Music That Grows From The Ground

We tend to think of songwriters as fitting into certain molds: coffeehouse types who smoke American Spirits and scribble words on legal pads. Music Row scribes who bang out three chords and the truth over coffee by daily appointment. Gypsy troubadours in search of the muse who fancy themselves modern-day Kerouacs.

Too often we think of songwriting as an art form that must be written down, in the form of chords and lyrics. But the term “songwriting” can be applied to any form of musical composition – whether it be lyric, melody, rhythm, groove, jam, etc. Bob Dylan is credited as the sole writer of “Like A Rolling Stone,” but would that song be the classic it is without Al Kooper’s opening blast of B3 organ? (Kudos to the bands out there that split songwriting credits.)



In this issue, we honor the life and legacy of Levon Helm, the scrawny Arkansas drummer who helped create some of the most enduring songs in the rock canon as a member of The Band.

Helm was not a “songwriter” in the Music Row sense of the term. But he certainly thought himself a songwriter of one kind, as evidenced by his long-running dispute with guitarist Robbie Robertson over authorship of the Band’s wholesale catalog. In spite of their long-running differences, Robertson visited Levon on his deathbed and had kind words to say about his former mate in our cover story. Whatever personal differences came between them along the way, one cannot deny their musical brotherhood.

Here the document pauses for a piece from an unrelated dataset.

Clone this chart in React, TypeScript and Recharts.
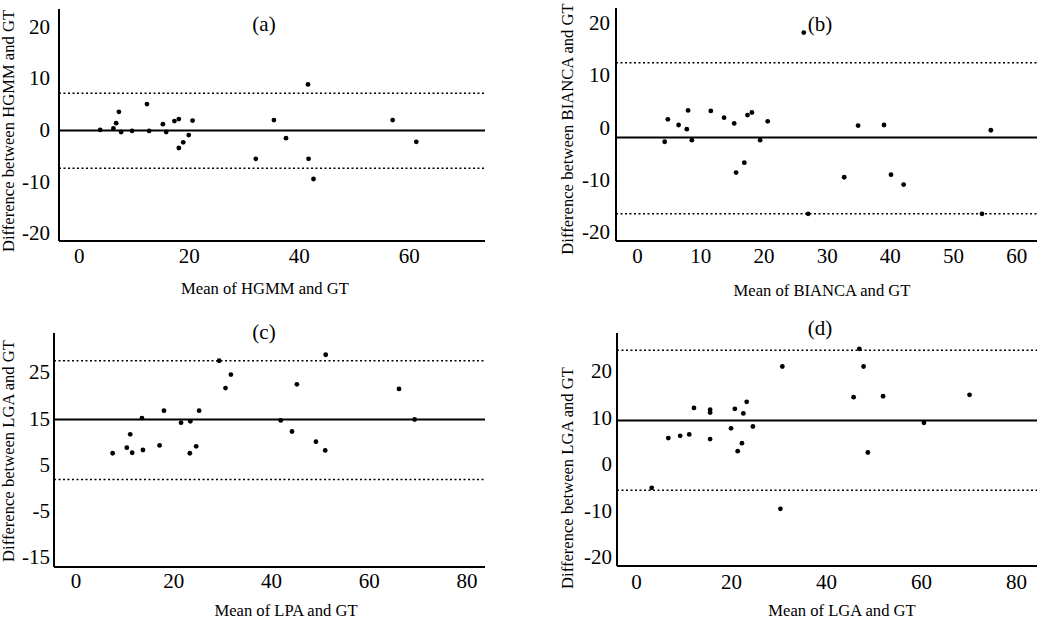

Though Helm is not credited as a writer on any of The Band’s tracks, it’s well assumed that his deep knowledge of blues, soul and country formed the bedrock of the Band sound. Helm soaked up his musical influences while growing up in Helena, Arkansas (also the home of Conway Twitty). It was in Helena that he was introduced to Walcott’s Rabbits Foot Minstrels and other traveling minstrel shows. Helm was the only Southerner – or American, for that matter – in a group whose sound drew heavily on a cross-section of Dixie roots music. The Band now stands as the unofficial godfathers of a “genre” of music that has become known as Americana. And it was Helm who held the keys to the devil’s music, so prevalent in his neck of the woods, where the roots of those sounds seemed to spring from the land itself.

In addition to his vast musical legacy, Levon’s legacy as a man will endure as well. Shortly after Levon’s death in April, Bob Dylan released a statement calling the drummer “one of the last true great spirits of my or any other generation.”

Levon’s spirit truly was palpable: it translated through his music, and whatever footage was captured on camera. You can see that glint in his eye when he’s talking about the roots of rock and roll in The Last Waltz(a film that Helm openly disparaged for much of his life.) For Levon, the music came honestly. As Bruce Springsteen has said: “We’re so used to seeing versions of the thing, Levon is the thing!”

Rolling Stones saxophonist Bobby Keys, who was Helm’s roommate in Los Angeles in the ‘60s, once told me that Levon’s good guy image was wholly genuine, saying, “He was just the salt of the earth.” It was Levon who turned Keys on to a bevy of blues harmonica players, and recommended that Keys incorporate their styles in what he was doing on the sax. “It turned out to be good advice,” Keys said.

Levon Helm taught musicians of his generation the importance of reaching back into America’s musical past. It certainly worked for The Band: the musical stew they cooked up at Big Pink, in the mid-‘60s, was unlike anything else at the time.

In our Role Models interview, Don McLean suggests that much of today’s “computer music” doesn’t help anyone. Even decades later, the music of Levon and The Band still helps people.